By month six, you should also have: a clear policy on cancellations and rescheduling, a simple package structure (e.g., three-session and six-session arcs), a referral mechanism (handwritten notes, gift cards), and a way to track session count, revenue, and source of clients.

Most of this can be set up in a single weekend. The cost is modest — $1,500-$3,000 for first-year setup — and the absence of any of these elements is a common drag on year-one growth.

Year two: stabilization and specialization

Year two is when the practice becomes real for most graduates. Session volume typically grows to thirty to fifty paid sessions per month by year-end, gross income reaches $35,000-$70,000, and a clear specialization emerges from the work itself.

Specialization is the engine of year three growth. Most graduates by month eighteen know which kinds of clients they enjoy and serve best — and which kinds they don't. Lean into the kind you do. Drop the kind you don't, even if it costs short-term revenue. Specialization is what supports the next pricing increase and the higher-margin offerings that come in year three.

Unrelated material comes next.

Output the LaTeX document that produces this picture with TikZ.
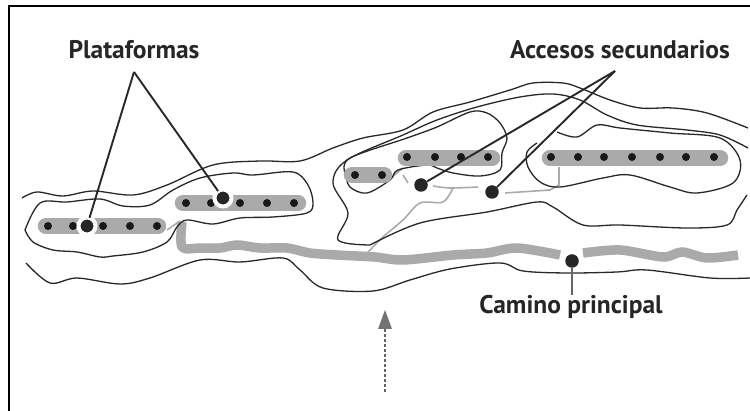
\documentclass[tikz,border=0pt]{standalone}
\usepackage{fontspec}
\setmainfont{PT Sans}
\usetikzlibrary{positioning,arrows.meta}
\definecolor{dInk}{RGB}{40,40,40}
\definecolor{dPad}{RGB}{170,170,170}
\tikzset{
  contour/.style={draw=dInk, line width=1.3pt},
  pad/.style={line width=16.5pt, draw=dPad, line cap=round},
  hole/.style={circle, fill=black!90, minimum size=8pt, inner sep=0pt},
  marker/.style={circle, fill=black!85, minimum size=13.5pt, inner sep=0pt},
  halo/.style={marker, draw=white, line width=4pt, minimum size=17pt, outer sep=0pt},
  leader/.style={draw=dInk, line width=1.9pt},
  road/.style={draw=dPad, line width=9.5pt, line join=round},
  spur/.style={draw=dPad, line width=1.6pt},
  lbl/.style={font=\fontsize{25.5}{26}\selectfont\bfseries, text=black!85, inner sep=0pt},
}
\newcommand{\Contour}[1]{%
  \draw[contour] plot[smooth, tension=0.55] coordinates {#1};}
\begin{document}
\begin{tikzpicture}[x=1pt, y=-1pt]
  \useasboundingbox (0,0) rectangle (750,411);
  \fill[white] (0,0) rectangle (750,411);
  \draw[black, line width=1.8pt] (9,412) -- (9,6) -- (751,6);
  % spurs and main road
  \draw[spur] plot[smooth] coordinates {(433,186) (450,188) (478,187)};
  \draw[spur] plot[smooth] coordinates {(453,188) (443,202) (420,203) (403,220) (383,237) (368,252)};
  \draw[spur] (505,193) -- (550,190) -- (559,185) -- (559,167);
  \draw[spur] (392,177) -- (403,168);
  \draw[spur] (403,175) -- (408,183);
  \draw[spur] (167,230) -- (180,221);
  \draw[road] plot[smooth] coordinates {(182,222) (182,247) (200,248) (220,248) (237,245) (260,248)
    (287,248) (310,253) (337,255) (375,257) (403,260) (453,255) (487,253) (517,248) (560,255)};
  \draw[road] plot[smooth] coordinates {(583,253) (620,250) (663,257) (682,252) (707,258) (738,255)};
  % contours
  \Contour{(22,198) (37,192) (63,196) (93,191) (133,195) (167,185) (213,165) (260,161) (300,161)
    (333,148) (363,138) (403,130) (433,112) (470,102) (510,90) (533,83) (563,83) (580,88)
    (610,100) (640,108) (673,108) (707,113) (748,128)}
  \Contour{(25,230) (40,203) (67,202) (100,199) (123,206) (150,205) (173,190) (200,178) (233,173)
    (253,175) (293,172) (308,185) (313,203) (307,213) (273,217) (240,218) (213,224) (187,220)
    (177,227) (167,242) (143,252) (113,256) (100,257) (77,252) (53,250) (33,242) (25,230)}
  \Contour{(26,263) (50,283) (77,278) (120,284) (150,278) (200,260) (240,262) (283,258) (300,270)
    (323,288) (373,291) (410,280) (450,269) (500,263) (523,271) (567,273) (617,272) (647,270)
    (710,278) (750,278)}
  \Contour{(370,245) (338,240) (348,213) (333,183) (347,160) (403,135) (437,120) (477,107) (520,97)
    (553,94) (580,100) (607,115) (637,125) (687,130) (720,135) (748,148)}
  \Contour{(370,245) (420,223) (487,212) (537,202) (553,207) (583,225) (620,225) (687,228) (727,225)
    (737,210) (747,195)}
  \Contour{(345,173) (350,187) (367,193) (390,180) (398,170) (427,165) (437,168) (453,173) (480,176)
    (500,170) (502,153) (507,138) (500,123) (487,113) (470,112) (437,127) (407,138) (350,158) (345,173)}
  \Contour{(557,132) (577,137) (597,125) (620,128) (670,133) (720,138) (740,160) (733,183) (697,193)
    (670,187) (630,175) (603,178) (560,187) (540,182) (528,167) (527,152) (537,143)}
  % pads and their holes
  \draw[pad] (46,226) -- (158,226);
  \draw[pad] (183,203) -- (298,203);
  \draw[pad] (406,158) -- (492,158);
  \draw[pad] (352,175) -- (384,175);
  \draw[pad] (550,158) -- (720,158);
  \foreach \hx in {48,73,103,130,157} \node[hole] (hA\hx) at (\hx,226) {};
  \foreach \hx in {186,211,240,267,294} \node[hole] (hB\hx) at (\hx,203) {};
  \foreach \hx in {407,435,461,488} \node[hole] (hC\hx) at (\hx,157) {};
  \foreach \hx in {355,382} \node[hole] (hD\hx) at (\hx,175) {};
  \foreach \hx in {551,578,604,632,660,686,714} \node[hole] (hE\hx) at (\hx,157) {};
  % markers
  \node[halo] (plat1) at (87,226) {};
  \node[halo] (plat2) at (223,198) {};
  \node[marker] (acc1) at (421,185) {};
  \node[marker] (acc2) at (492,192) {};
  \node[marker] (cam) at (572,261) {};
  % labels
  \node[lbl] (plat) at (134,50) {Plataformas};
  \node[lbl] (acc) at (620,50) {Accesos secundarios};
  \node[lbl] (camino) at (571,307) {Camino principal};
  \coordinate (platTop) at (134,72);
  \coordinate (accTop) at (615,71);
  \coordinate (camTop) at (572,295);
  \coordinate (inTop) at (385,310);
  \coordinate (inEnd) at (385,392);
  % leaders
  \draw[leader] (platTop) -- (plat1);
  \draw[leader] (platTop) -- (plat2);
  \draw[leader] (accTop) -- (acc1);
  \draw[leader] (accTop) -- (acc2);
  \draw[draw=black!60, line width=2.4pt] (cam) -- (camTop);
  \draw[draw=black!60, line width=2.4pt, dash pattern=on 2.5pt off 2.5pt] (inEnd) -- (385,328);
  \fill[black!55] (inTop) -- (392,329) -- (378,329) -- cycle;
\end{tikzpicture}
\end{document}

By month twenty-four, most graduates have raised prices once or twice (typically 15-25% per increase), added at least one ancillary revenue stream (group programs, workshops, online resources), and either added a second modality credential or planned for it.

Year three: scaling or stabilizing

Year three is the inflection point. Practitioners who put in the work in years one and two now face a choice: scale up (adding revenue streams, building corporate contracts, hiring assistants, raising prices significantly) or stabilize (running a steady solo practice at a comfortable income).

Both paths are valid. Stabilizing produces a sustainable solo practice grossing $80,000-$130,000 annually with reasonable hours and high client retention. Scaling produces a practice grossing $150,000-$300,000+ but with more complexity, more management, and longer hours.

The most common mistake in year three is pursuing scaling out of social pressure rather than genuine fit. If your year-two practice feels good and supports your life, stabilization is a respectable choice. If you naturally want more impact, scaling is real and achievable. Neither is superior; the right choice depends on you.

Frequently asked questions

Questions on this topic.

How much should I budget for marketing in year one?+

Most graduates spend $300-$1,500 in year one on website, booking software, insurance, and basic marketing. Paid advertising rarely pays off in year one — your time is better spent on workshop teaching and partnership-building.

Should I take any client willing to pay?+

In month one to six, mostly yes — you're learning to run a practice. From month nine onwards, increasingly no. Specialization requires saying no to clients who aren't a good fit for your developing niche.

Should I hire an assistant?+

Not in year one. By year three, possibly — typically a part-time virtual assistant at 5-10 hours/week to handle scheduling, client intake, and basic admin. Earlier than that is usually premature.

What's the most common reason new practitioners fail?+

Inconsistency. Practitioners who market reliably for twelve months consistently build practices. Practitioners who market when they feel like it usually do not.